For the win probabilities views, I was again looking for a way to avoid lengthy drop list selectors, and Joe Mako had suggested in our Alteryx conversation that it would make sense to precompute all the Log5 probabilities and then visualize them in more of a heatmap/grid format. I liked that idea, but I needed a logical way to filter the view, as many of the possible matchups (e.g., 11 seeds on opposite sides) are irrelevant to show. My solution was to break the probability views into two dashboards – a region-level dashboard and a Final Four dashboard. I felt like this division of tasks could be analogous to the mental process many people go through when filling out a bracket if they’re solving it from the outside-in, as the Final Four has always felt like a distinct and separate phase of the tournament relative to the game-heavy first week.
In the Final Four view, I incorporated a trended Log5 time series chart that I’d wanted to build since I started this project, a basketball equivalent of Predictwise.com’s election probability charts. By restricting this dashboard to the top 5 seeds in each region, it makes the parameter lists more manageable, and it puts the focus on games that tend to be closer, harder to pick, and more consequential for tournament pools. The time series chart helps illustrate momentum heading into the tournament, as I’m operating on the belief that younger teams will tend to get better over the course of the year. The logic driving the trended view is a table calculation of Log5 computed for any two teams that are selected. The calculation works because the key data extract out of Alteryx contains pythagorean win percentage as a running value for every team from the first to last day of the season, so if shifts up and down as the team wins and loses games.

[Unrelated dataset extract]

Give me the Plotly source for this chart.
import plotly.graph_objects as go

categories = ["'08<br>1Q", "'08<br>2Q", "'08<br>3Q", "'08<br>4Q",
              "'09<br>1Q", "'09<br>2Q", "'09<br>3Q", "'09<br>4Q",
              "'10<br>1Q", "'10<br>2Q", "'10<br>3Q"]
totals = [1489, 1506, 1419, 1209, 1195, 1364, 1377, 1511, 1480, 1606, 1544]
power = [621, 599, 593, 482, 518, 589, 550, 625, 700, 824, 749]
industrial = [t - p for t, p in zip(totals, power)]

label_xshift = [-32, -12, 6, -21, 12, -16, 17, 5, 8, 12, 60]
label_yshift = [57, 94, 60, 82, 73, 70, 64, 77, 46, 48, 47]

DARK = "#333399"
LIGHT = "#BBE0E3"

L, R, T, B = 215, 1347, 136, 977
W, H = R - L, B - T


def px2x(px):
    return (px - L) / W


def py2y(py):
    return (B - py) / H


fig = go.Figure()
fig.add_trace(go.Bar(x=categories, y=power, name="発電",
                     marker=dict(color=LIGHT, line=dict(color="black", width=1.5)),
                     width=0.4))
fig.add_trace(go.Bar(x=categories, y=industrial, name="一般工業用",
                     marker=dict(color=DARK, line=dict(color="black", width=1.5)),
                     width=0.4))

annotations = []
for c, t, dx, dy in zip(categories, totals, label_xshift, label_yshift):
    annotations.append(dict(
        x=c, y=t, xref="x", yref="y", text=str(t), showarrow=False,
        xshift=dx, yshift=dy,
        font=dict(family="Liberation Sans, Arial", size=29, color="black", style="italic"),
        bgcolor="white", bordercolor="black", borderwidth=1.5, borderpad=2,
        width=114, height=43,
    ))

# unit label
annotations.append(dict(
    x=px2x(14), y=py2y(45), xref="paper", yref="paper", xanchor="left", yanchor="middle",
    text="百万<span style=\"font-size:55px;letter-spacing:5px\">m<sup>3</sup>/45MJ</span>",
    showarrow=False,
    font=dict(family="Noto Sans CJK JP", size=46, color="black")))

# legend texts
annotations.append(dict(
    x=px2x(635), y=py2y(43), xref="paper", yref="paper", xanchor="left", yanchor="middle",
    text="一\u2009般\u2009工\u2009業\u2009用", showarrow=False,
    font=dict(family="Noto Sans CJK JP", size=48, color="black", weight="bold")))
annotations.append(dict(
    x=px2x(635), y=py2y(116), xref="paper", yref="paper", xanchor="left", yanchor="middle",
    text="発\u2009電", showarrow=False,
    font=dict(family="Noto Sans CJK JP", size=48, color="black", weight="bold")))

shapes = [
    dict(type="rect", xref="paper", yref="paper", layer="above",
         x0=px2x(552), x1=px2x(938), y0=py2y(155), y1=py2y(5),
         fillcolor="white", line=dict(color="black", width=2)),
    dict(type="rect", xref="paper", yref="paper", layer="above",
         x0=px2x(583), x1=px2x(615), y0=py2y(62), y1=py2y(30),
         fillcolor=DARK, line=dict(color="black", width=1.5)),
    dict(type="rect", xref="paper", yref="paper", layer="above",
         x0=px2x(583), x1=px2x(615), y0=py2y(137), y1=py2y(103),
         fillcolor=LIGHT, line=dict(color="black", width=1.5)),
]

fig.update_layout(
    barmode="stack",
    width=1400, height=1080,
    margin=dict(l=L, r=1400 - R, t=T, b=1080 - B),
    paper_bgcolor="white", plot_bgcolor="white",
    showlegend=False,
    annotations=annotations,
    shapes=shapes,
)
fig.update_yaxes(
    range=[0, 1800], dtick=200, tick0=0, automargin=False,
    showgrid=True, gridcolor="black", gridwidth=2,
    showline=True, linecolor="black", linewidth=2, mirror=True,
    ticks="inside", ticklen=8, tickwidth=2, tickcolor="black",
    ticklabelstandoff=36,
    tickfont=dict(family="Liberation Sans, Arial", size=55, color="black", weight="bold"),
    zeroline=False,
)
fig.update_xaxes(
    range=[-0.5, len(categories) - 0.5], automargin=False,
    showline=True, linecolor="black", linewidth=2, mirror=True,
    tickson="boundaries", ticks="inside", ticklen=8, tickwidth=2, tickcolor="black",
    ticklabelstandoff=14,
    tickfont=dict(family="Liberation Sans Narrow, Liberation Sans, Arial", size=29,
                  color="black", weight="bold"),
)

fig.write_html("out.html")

The slope graph on dashboard 4 is a Tableau trick I picked up from a Ben Jones blog post a couple of years ago, and this chart type is featured on the cover of Alberto Cairo’s book, The Functional Art. Slope graphs are ideal for showing a delta and rank between common pairs of data. In this case, I took the NCAA S-Curve of 68 teams and compared it to the ranking created by my pythagorean metrics. The resulting view allows you to quickly evaluate where the selection committee misseeded teams, and I incorporated some parameters and a quick filter to allow the viewer to isolate by seed or degree of misseeding.

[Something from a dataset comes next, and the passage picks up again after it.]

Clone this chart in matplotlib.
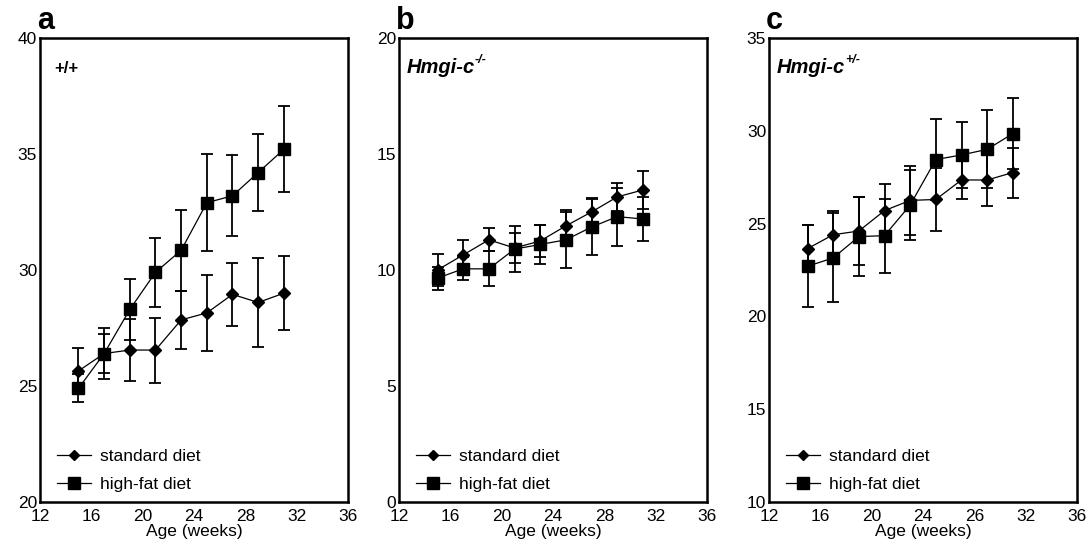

The history view on dashboard 5 is more of an appendix to remind us of just how unpredictable the results can be. 2008 was the only year where all the top seeds advanced, and years like 2006 and 2011 saw 11 seeds make it to the Final Four.
One final note on Story Points navigation – it took me a little while to realize that the big gray boxes up top could be sized down into smaller numbered nav links. Now that I know, I much prefer it. The numbered approach feels intuitive, and I think it keeps the viewer’s focus on the dashboard content as opposed to the Story Points navigation up top. You can always use dashboard headers and annotations as needed to summarize key information on each view.